And so the festive season is in full swing – the television schedules are all over the place; pre-Xmas sales are being advertised on the high street; media columnists from every department are compiling their highlights of 2015; BBC Sports Personality Of The Year takes place tomorrow; odd members of the public are wearing Santa Claus bobble hats; and, of course, all over the UK families are ordering in – or stocking up with – piles of seasonal food and drink in readiness for an invasions of relations near and distant and as much merriment as everyone can muster.
Writing as someone who, as a matter of personal choice, doesn’t socialise a great deal, it may not surprise you that 85% of this annual frenzy leaves me stone cold. From my point of view, since for the other ten months of the year those who want to get out and party don’t seem to need an excuse – they just do it – I fail to see why anyone needed to invent Christmas as some sort of mass reason for splurging money on presents and getting together to eat, drink and carouse.
Yes, yes …. okay, religion.
And yes, most world religions (great and small) have traditional festival-type days or periods. But to my mind, since the mid-20th Century, these have uniformly become more consumer-secular dominated than anything else. There may have been a time when religious contemplation was the purpose (with perhaps a bit of partying on top) but these days it’s definitely the other way around.
In which context I cannot think of anything more fatuous or telling than the UK’s annual obsession with “Which artiste is going to have this year’s Number One?”
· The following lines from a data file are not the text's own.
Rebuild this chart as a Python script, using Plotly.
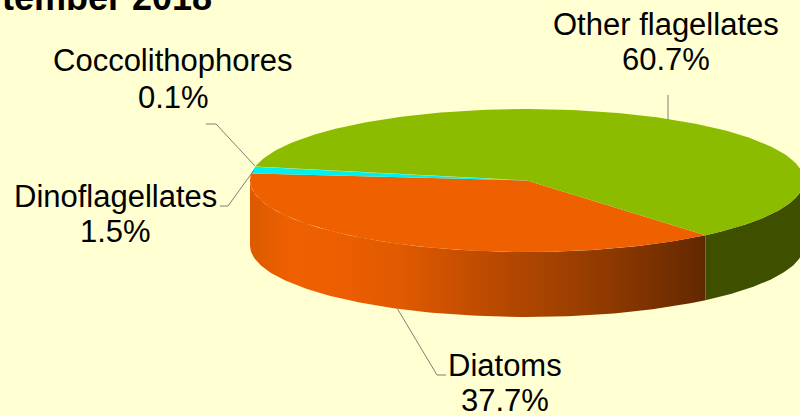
import numpy as np
import plotly.graph_objects as go

categories = ["Diatoms", "Dinoflagellates", "Coccolithophores", "Other flagellates"]
values = [37.7, 1.5, 0.1, 60.7]
top_colors = ["#EE6000", "#00F0F0", "#B8C820", "#8CBC00"]
BG = "#FFFFD2"
FONT = "Liberation Sans, Arial, sans-serif"

# pie geometry in canvas units
CX, CY, RX, RY, DEPTH = 527, 180.5, 277, 71.5, 65
START_DEG = 49.9


def rim(a0, a1, n=120):
    t = np.radians(np.linspace(a0, a1, n))
    return CX + RX * np.cos(t), CY + RY * np.sin(t)


fig = go.Figure()

# slice angle ranges, clockwise on screen from the start angle
edges = START_DEG + np.cumsum([0] + values) / sum(values) * 360

# outer wall: only the front half of the rim is visible
def wall(a0, a1, **style):
    x, y = rim(a0, a1)
    fig.add_trace(go.Scatter(
        x=np.r_[x, x[::-1], x[0]], y=np.r_[y, y[::-1] + DEPTH, y[0]],
        mode="lines", line=dict(width=0), fill="toself", hoverinfo="skip",
        showlegend=False, **style))


wall(0, edges[0], fillcolor="#3E5000")
wall(edges[0], 180, fillgradient=dict(
    type="horizontal",
    colorscale=[[0, "#DC5A00"], [0.09, "#EE6000"], [0.2, "#EC5E00"], [0.33, "#E05A00"],
                [0.5, "#C04C00"], [0.72, "#9A3E00"], [0.88, "#7C3200"], [1, "#622800"]]))

# top face slices
for i, name in enumerate(categories):
    x, y = rim(edges[i], edges[i + 1], 200)
    fig.add_trace(go.Scatter(
        x=np.r_[CX, x, CX], y=np.r_[CY, y, CY], mode="lines", name=name,
        line=dict(width=0), fill="toself", fillcolor=top_colors[i],
        hoverinfo="name", showlegend=False))

# leader lines
leaders = [
    "M206,124 L216,124 L255,166",
    "M220,206 L228,206 L254,170",
    "M397,308 L437,375 L446,375",
    "M668,95 L668,120",
]
shapes = [dict(type="path", path=p, line=dict(color="#7F7F78", width=1)) for p in leaders]

# labels: name line and percent line, one annotation each
label_pos = {
    "Other flagellates": (666, 24, 59),
    "Coccolithophores": (173, 60, 97),
    "Dinoflagellates": (115, 196, 231),
    "Diatoms": (505, 365, 400),
}
annotations = []
for name, v in zip(categories, values):
    lx, y1, y2 = label_pos[name]
    for text, yy in ((name, y1), (f"{v:.1f}%", y2)):
        annotations.append(dict(x=lx, y=yy, xref="x", yref="y", text=text, showarrow=False,
                                xanchor="center", yanchor="middle",
                                font=dict(family=FONT, size=31, color="#000000")))
annotations.append(dict(x=214, y=0, xref="x", yref="y", yshift=3, text="<b>tember 2018</b>", showarrow=False,
                        xanchor="right", yanchor="middle",
                        font=dict(family=FONT, size=36, color="#000000")))

fig.update_layout(
    width=800, height=416, margin=dict(l=0, r=0, t=0, b=0),
    paper_bgcolor=BG, plot_bgcolor=BG, showlegend=False,
    xaxis=dict(range=[0, 800], visible=False, fixedrange=True),
    yaxis=dict(range=[416, 0], visible=False, fixedrange=True),
    shapes=shapes, annotations=annotations,
)
fig.write_html("out.html", config=dict(displayModeBar=False),
               post_script="document.body.style.margin='0';document.documentElement.style.overflow='hidden';")
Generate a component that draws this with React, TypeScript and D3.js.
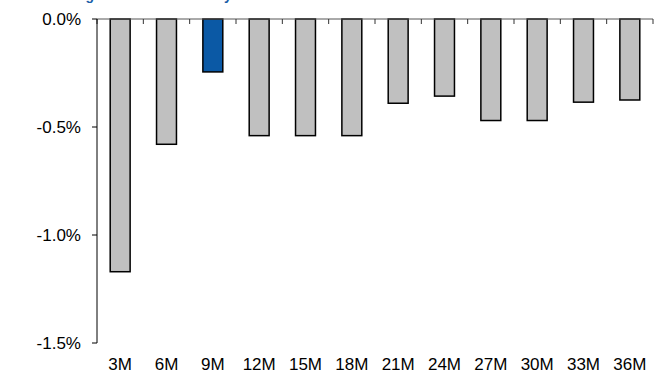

Weary record company marketing and PR executives will leave no stone unturned in their efforts to promote sales and inevitably, when November comes around, they turn their minds to tapping into the second ‘silly season’ (the first being August) on the annual calendar – even though, despite the UK probably having 15,000,000 more people in it than it did in 1970, these days it only takes about 180,000 sales to hit the Number One spot compared to the 750,000 plus it required back then.
This year I’ve been subjected the usual shameless BBC television show-plugging of Christmas songs or albums from the likes of Kylie Minogue, Shirley Bassey & classical boy band Blake, faded pop wild child Kim Wilde and legendary opera singer Placido Domingo.
Without exception, every one of the above has been given a hearty ‘thumbs-down’ by the music critics of the broadsheet newspapers. Kylie’s album registered just 1 star out of 5 in The Guardian and in another newspaper [sadly, my memory – rather than deference and respect for the great man – prevents me identifying it] Domingo’s pathetically limp effort didn’t even receive that!
Before finally outing myself as a 21st Century kill-joy Scrooge, let me add that I’ve received nine Christmas cards this year, which I regard as a win. I mention it because I gave up sending cards of my own just about twenty years ago now in the hope of causing a retaliatory reduction in those coming my way, a campaign that has resulted in only partial success.
That said, I do regard at last getting below double figures (that’s assuming no more arrive, of course) is a bit of a milestone. I might add that, of the nine, seven originate from friends or relatives who I don’t see or speak to from one year to the next but who simply press the ‘buy, inscribe, send’ Christmas cards button as one of their festive rituals – whilst the other two – possibly also being members of the aforementioned group – come from couples whom as yet I have been unable to identify … one of which, I note from their missive, have become grandparents for the first time.
Roll on 4th January (when life returns to normal), I say!